On 10th May, with an engine warning light flashing, we aimed for the nearest Volkswagen garage in Quito The boss and staff at VW were fantastic. They spent at least an hour testing and tinkering, then announced that we needed a turbo specialist - we are not having much luck in the turbo department and reports we had just received from Garrett in the UK for the two damaged turbos we had returned (hoping for a warranty claim) indicated 'overspeeding', so something in the set-up or the engine was causing our problems and needed to be found and fixed. VW guided us the 10 miles to north Quito to the Ecuador distributor for Garrett: Garner-Espinosa. As for VW - no charge. Garner-Espinosa we discovered is a great family business, half English (Garner) and half Ecuador (Espinosa) - an unlikely encounter back in the 60's of an Ecuador engineering apprentice learning English in South Devon to become and engineer exams. Friendly, helpful, knowledgeable beyond compare and English speaking!

With the van out of service and in for diagnosis, we settled for an apartment in Quito's Historic Centre and a few days seeing the sights. We were joined for an evening by friends Margaux and Sev, ....and this is where Rachel (and Sev) made her 2nd menu error in two days. Looking forward to a vegetarian meal of avocado, potatoes and peanut sauce, plates arrived bearing the front section and rear end of a poor cute furry (formerly) guinea-pig.
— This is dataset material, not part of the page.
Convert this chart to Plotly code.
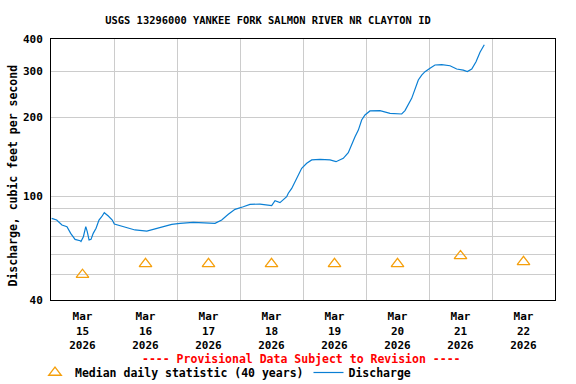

I was glad to see my chicken!

One of the strangest moments in Quito was seeing a wiry little guy trotting the length of a street with a washing machine strapped to his back - a delivery somewhere. Not a scene you'd see at home. We also got to catch the weekly changing of the guard in front of the Presidential Palace - quite the highlight.

Having enjoyed our stay, it was time to collect the van and set off again... well for a little while. The turbo had sustained some damage and while the guys at Garner-Espinosa think they've fixed the problem and have refurbished the turbo, they did recommend we test this one, whilst we wait for yet another one to be shipped from the UK. It seems the safer option to replace again rather than continue south into the high Andes with a slightly damaged unit. So off to see if we continue to 'overspeed' while doing an average 40mph - North and then West.